NOW, THEREFORE, be it:



RESOLVED, that the Board of Directors have corrected these errors by amending the certificate of designation of the Series B Preferred and Series C Preferred stock to correctly reflect the original intention of the certificate of designation of the Series B Preferred and Series C Preferred stock concerning the Conversion rights and the Voting rights; and be it


FURTHER RESOLVED, that the Board of Directors corrections shall read as thus concerning Sections 1.2 and 1.4 of the certificate of designation of the Series B Preferred stock:


1.2 CONVERSION RIGHTS.

a.

If at least one share of Series B Preferred Stock is issued and outstanding, then the total aggregate issued shares of Series B Preferred Stock at any given time, regardless of their number, shall be convertible into the number of shares of Common Stock which equals four times the sum of: i) the total number of shares of Common Stock which are issued and outstanding at the time of conversion, plus ii) the total number of shares of Series C Preferred Stocks which are issued and outstanding at the time of conversion divided by the number of shares of Series A Preferred Stock issued and outstanding at the time of conversion.




b.

Each individual share of Series B Preferred Stock shall be convertible into the number of shares of Common Stock equal to:


[four times the sum of: {all shares of Common Stock issued and outstanding at time of conversion + all shares of Series C Preferred Stocks issued and outstanding at time of conversion}]


divided by:


[the number of shares of Series A Preferred Stock issued and outstanding at the time of conversion]


1.4 VOTING RIGHTS.

a.

If at least one share of Series B Preferred Stock is issued and outstanding, then the total aggregate issued shares of Series B Preferred Stock at any given time, regardless of their number, shall have voting rights equal to four times the sum of: i) the total number of shares of Common Stock which are issued and outstanding at the time of voting, plus ii) the total number of shares of Series C Preferred Stocks which are issued and outstanding at the time of voting divided by the number of shares of Series B Preferred Stock issued and outstanding at the time of voting.


b.

Each individual share of Series B Preferred Stock shall have the voting rights equal to:


[four times the sum of: {all shares of Common Stock issued and outstanding at time of voting + all shares of Series C Preferred Stocks issued and outstanding at time of voting}]


divided by:


[the number of shares of Series B Preferred Stock issued and outstanding at the time of voting].

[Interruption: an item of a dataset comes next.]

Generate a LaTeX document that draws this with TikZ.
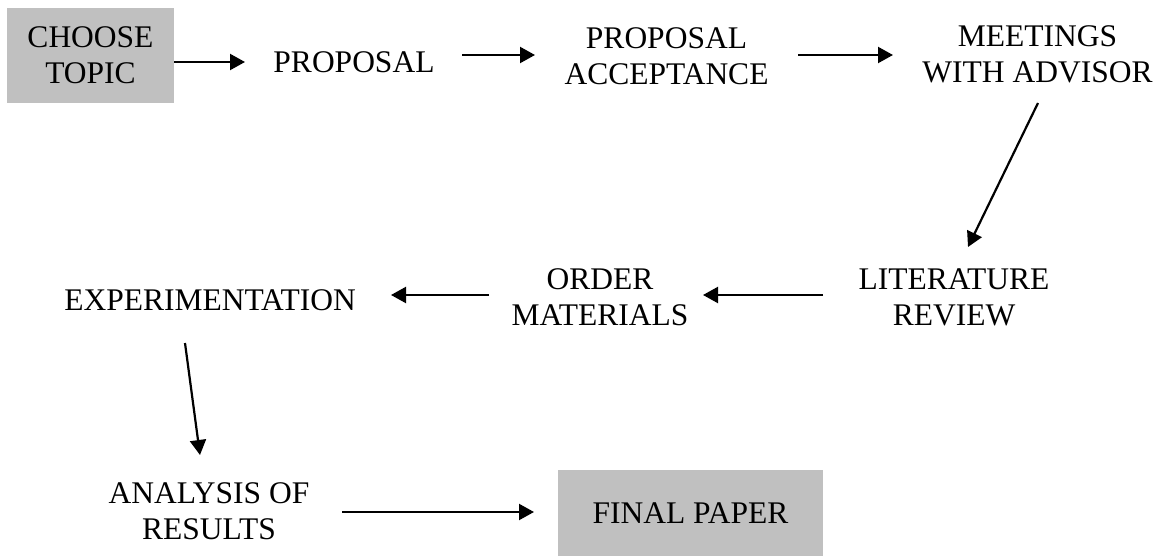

FURTHER RESOLVED, that the Board of Directors corrections shall read as thus concerning Sections 1.4 of the certificate of designation of the Series C Preferred stock:


1.4. CONVERSION AND ANTI-DILUTION.
(a) Each share of Series C Preferred Stock shall be convertible at par value $0.001 per share (the “Series C Preferred”), at any time, and/or from time to time, into the number of shares of the Corporation's common stock, par value $0.00001 per share (the "Common Stock") equal to the price of the Series C Preferred Stock as stated in Corporation's Amended Certificate of Incorporation, divided by the par value of the Series C Preferred, subject to adjustment as may be determined by the Board of Directors from time to time (the "Conversion Rate"). For example, assuming a $2.50 price per share of Series C Preferred Stock, divided by the conversion value of $0.001 per share for Series C Preferred each share of Series C Preferred Stock would be convertible into 2,500 shares of Common Stock. Such conversion shall be deemed to be effective on the business day (the "Conversion Date") following the receipt by the Corporation of written notice from the holder of the Series C Preferred Stock of the holder's intention to convert the shares of Series C Stock, together with the holder's stock certificate or certificates evidencing the Series C Preferred Stock to be converted.




FURTHER RESOLVED, that the Directors of said Corporation be, and they hereby are, authorized to carry out the said actions in accordance with the General Corporation Law of the State of Nevada.






IN WITNESS WHEREOF, we hereby set our hands this 17th day of October, 2013.